Web-Based Tracking Strings
It is possible to add a “Web Based Tracker String” (WBTS) to Microsoft Word documents. A WBTS could allow an author to track where a document is being read and how often. In addition, the author can watch how a “tracked” document is passed from one person to another or from one organization to another.
WBTSs are made possible by the ability of Microsoft Word documents to link to an image file that is located on a remote Web server. Because only the URL of the WBTS is stored in a document and not the actual image, Microsoft Word must get the image from a Web server each and every time the document is opened. This image linking feature then puts a remote server in the position to monitor when and where a document file is being opened. The server knows the IP address and host name of the computer that is opening the document. A host name will typically include a company name if a computer is located at a business. The host name of a home computer usually has the name of a user’s Internet Service Provider (ISP). (This is, of course, a moot point if the document never has contact with the internet.)
An additional issue, and one that could magnify the potential for surveillance, is that Web bugs in Word documents can also read and write browser cookies belonging to Internet Explorer. Cookies could allow an author to match up the computer viewer of a Word document to the visits to the author’s Web site.
WBTSs are used extensively today by Internet advertising companies on Web pages and in HTML-based e-mail messages for tracking. They are typically 1 pixel by 1 pixel in size to make them invisible on the screen to disguise the fact that they are used for tracking. Short of removing the feature that allows linking to Web images in Microsoft Word, there does not appear to be a good preventive solution. To stop WBTSs, it is best to disable cookies in a software patch. In addition to Word documents, WBTSs can also be used in Excel 2000 and PowerPoint 2000 documents.
One reason to use this tracking ability is to monitor the path of a confidential document, either within or beyond a company’s computer network.
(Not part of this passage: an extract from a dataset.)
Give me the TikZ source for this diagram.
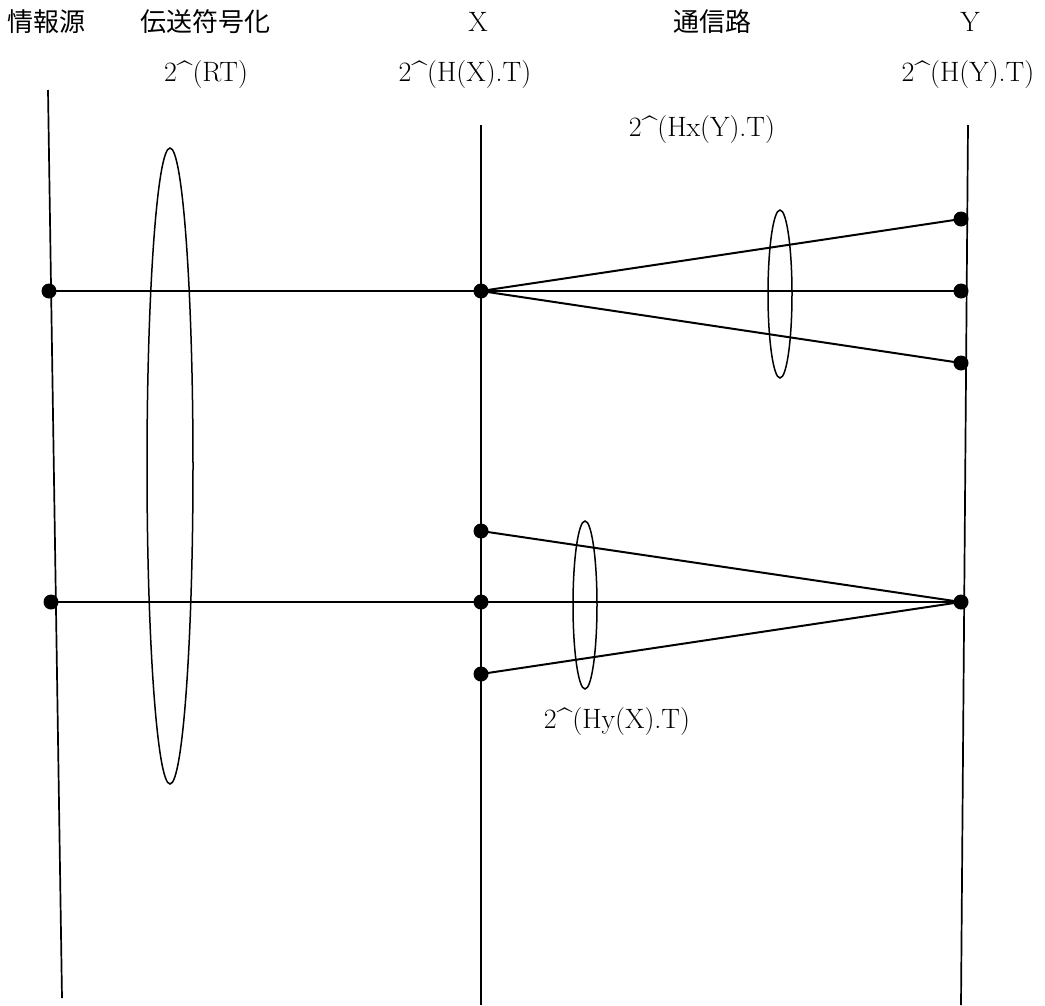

The confidential document could be “instructed” to alert someone each time it is opened. If the company’s Web server ever received a “server hit” from an IP address for the bug outside the organization, then it would learn immediately about the leak. Because the server log would include the host name of the computer where the document was opened, a company could know if the organization that received the leaked document was a competitor, a media outlet, or something else. All original copies of a confidential document could also be numbered so that a company could track the source of a leak. A unique serial number could be encoded in the query string of the WBTS’s URL. If the document is leaked, the server hit for the WBTS will indicate which copy was leaked. A serial number could be added to a WBTS in a document either manually right before a copy of a document is saved or automatically through a simple utility program. The utility program would scan a document for the WBTS’s URL and add a serial number in the query string. A Perl script (Perl being a computer language much used on the internet these days.) of less than 20 lines of code could easily be written to do this sort of serialization.
Another use of WBTSs in Word documents is to detect copyright infringement. For example, a publishing company could “bug” all outgoing copies of its newsletter. (the ÆGIS e-journal does not do this, as we encourage sharing of our experience). The WBTS in a newsletter could contain unique customer ID numbers to detect how widely an individual newsletter is copied and distributed.
A third possible use of WBTSs is for market research. For example, a company could place Web bugs in a press release distributed as a Word document. The server log hits for the WBTS would then tell the company what organizations have actually viewed the press release. The company could also observe how a press release is passed along within an organization, or to other organizations. In an academic setting, WBTSs might be used to detect plagiarism.
A document could be tagged before it is distributed. An invisible WBTS could be placed within each paragraph in the document. If text were to be cut and pasted from the document, it is likely that a WBTS would be picked up also and copied into the new document.
The use of WBTSs is not an issue unique to Word. Any file format that supports automatic linking to Web pages or images could lead to the same problem. Software engineers should take this privacy issue into consideration when designing new file formats. This issue is potentially critical for music file formats such as MP3 files where piracy concerns are high. For example, it is easy to imagine an extended MP3 file format that supports embedded HTML for showing song credits, cover artwork, lyrics, and so on. The embedded HTML with embedded WBTSs could also be used to track how many times a song is played and by which computer, identified by its IP address.
Recommendations: Short of getting rid of the ability of Word documents to link to Web images, there really is no solution to being able to track Word documents using WBTSs. This linking ability is a useful feature. However, the Web browser cookies could be disabled inside Word documents. There appears to be very little need for cookies outside a Web browser. In general, cookies should be disabled by default any time Internet Explorer is reused inside other applications such as Word, Excel, or Outlook.
Users concerned about being tracked can use a firewall such as ZoneAlarm (available free at http://www.zonelabs.com) to warn about WBTSs in Word documents. ZoneAlarm monitors all software and warns if a program for which you have not given explicit permission to do so is attempting to access the Internet. (In this case it will ask if you want Word to be able to access the Internet. The prudent answer is NO.) ZoneAlarm is designed to catch Trojan horses and spyware. However, because Word typically does not access the Internet, ZoneAlarm can also be used to catch “tagged” Word documents.